A Câmara dos Deputados aprovou, em sessão plenária, o Projeto de Lei nº 3444/2023, de autoria da deputada Lídice da Mata (PSB/BA), que altera o Estatuto da Criança e do Adolescente (ECA) para criar mecanismos de proteção a crianças e adolescentes em ambientes digitais. A proposta visa a coibir a exploração do trabalho infantil digital, especialmente no contexto da atuação de crianças como “influenciadores mirins” em plataformas online.
A aprovação contou com expressiva contribuição da Associação Nacional dos Procuradores e das Procuradoras do Trabalho (ANPT), por meio de sua Diretoria Legislativa, conduzida pelo procurador do Trabalho Tiago Ranieri de Oliveira, cuja atuação técnica e estratégica foi decisiva para o avanço da matéria no Congresso.
Subsídios ao debate legislativo
A ANPT elaborou e entregou aos parlamentares uma manifestação técnica direcionada ao Grupo de Trabalho sobre a Proteção de Crianças em Ambiente Digital (GTAMBDIG) da Câmara dos Deputados. O documento esclareceu pontos essenciais para o entendimento da matéria, especialmente a distinção jurídica e prática entre o trabalho infantil artístico, regulamentado por exceção legal, e o trabalho infantil digital, ainda sem regramento específico no ordenamento jurídico brasileiro.
O diretor legislativo da ANPT, Tiago Ranieri, destacou que a manifestação da entidade teve como objetivo subsidiar o Parlamento com fundamentos jurídicos e dados concretos sobre os riscos associados à monetização da infância nas redes sociais. A atuação foi pautada pela defesa do princípio da proteção integral da criança, consagrado na Constituição Federal e no ECA.
“A proposta não pretende censurar a presença infantil na internet, mas garantir salvaguardas mínimas contra a exploração econômica precoce, a exposição massiva e a violação de direitos fundamentais. Crianças não são influenciadores profissionais, são sujeitos de direitos e merecem proteção prioritária”, afirmou Ranieri.

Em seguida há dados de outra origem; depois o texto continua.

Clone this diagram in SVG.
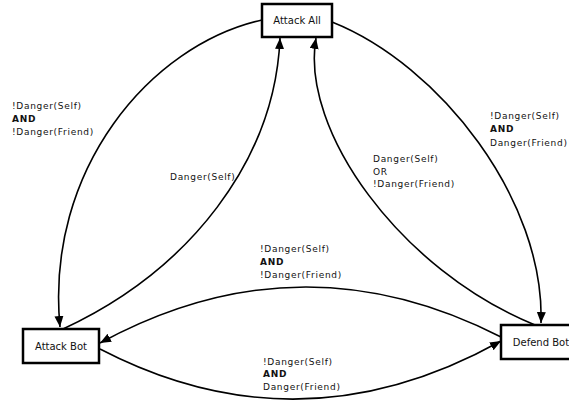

Reconhecimento do trabalho infantil digital
A manifestação da ANPT ressaltou que a atuação habitual e monetizada de crianças em redes sociais configura trabalho infantil ilícito, por violar a regra constitucional que proíbe qualquer forma de trabalho antes dos 16 anos, salvo na condição de aprendiz, essa incompatível com a lógica das plataformas digitais.
O documento também apontou que a ausência de regulamentação favorece a informalidade jurídica e naturaliza a transformação da infância em produto digital, muitas vezes sob o argumento de “brincadeira” ou “expressão espontânea”. A associação defende a proibição total da monetização da imagem, voz ou atividade de crianças menores de 16 anos, ainda que mediada por familiares ou terceiros.
Base legal robusta e alinhamento internacional
A manifestação da ANPT foi construída com base em diversos marcos normativos, nacionais e internacionais, entre eles:
• Constituição Federal (arts. 7º, XXXIII, e 227);
• Estatuto da Criança e do Adolescente (arts. 5º, 17, 60, 74 e 149);
• Convenções 138 e 182 da OIT;
• Lei Geral de Proteção de Dados (LGPD) – Art. 14;
• Código de Defesa do Consumidor e resoluções do CONANDA (nº 163/2014 e nº 245/2024);
• Lei nº 15.211/2025, que atualiza o ECA com foco na proteção digital.
A ANPT propôs ainda a inclusão de dispositivo legal que proíba expressamente a monetização digital infantil, além da criação de sanções para anunciantes, responsáveis legais e plataformas que promovam ou se beneficiem dessa prática.
Compromisso institucional
Segundo o procurador, a aprovação do PL nº 3444/2023 representa um importante passo na construção de um marco legal que reconhece e enfrenta uma nova forma de trabalho infantil: digital, massivo, não regulamentado e invisibilizado. “A infância é um bem jurídico indisponível e a atuação de crianças nas redes sociais não pode ser regida pela lógica do engajamento mercadológico”, disse.